Qaradawi also once famously said: “If they had gotten rid of the apostasy punishment, Islam wouldn’t exist today.”

According to The List, February 7, 2021 issue:

Saira Khan is no longer a practicing Muslim.

The 50-year-old former ‘Loose Women’ star – who is of Pakistani heritage – revealed she “pretended to be someone I’m not” to make her family happy and said she was worried about publicly renouncing Islam due to fears of death threats.

Saira wrote in her column for The Sunday Mirror: “People assume that because we have Muslim parents we are practicing Muslims, that we have read the Quran, that we fast every Ramadan, that we don’t drink, that we don’t have sex before marriage.

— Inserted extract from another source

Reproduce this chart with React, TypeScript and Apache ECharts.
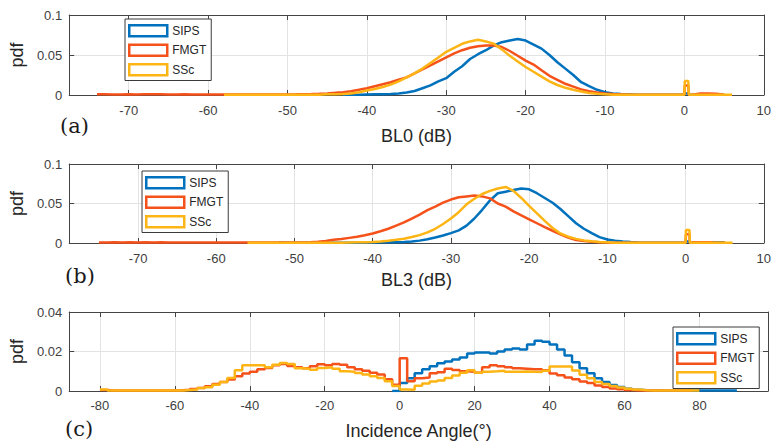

“Saying I’m Muslim and then having a boyfriend behind closed doors, wearing clothes that go against the Muslim dress code, having a cheeky drink and living a non-Muslim life only brings guilt, self-loathing, loneliness and a feeling of being caged.”…

“I’ve not dared to share these feelings before because the very few Muslim women who have already made the admission are called sinful and some have even been targeted with death threats.

“But as a 50-year-old educated, independent woman with my own family and life experiences, I now have the courage to say that I’m not practicing.”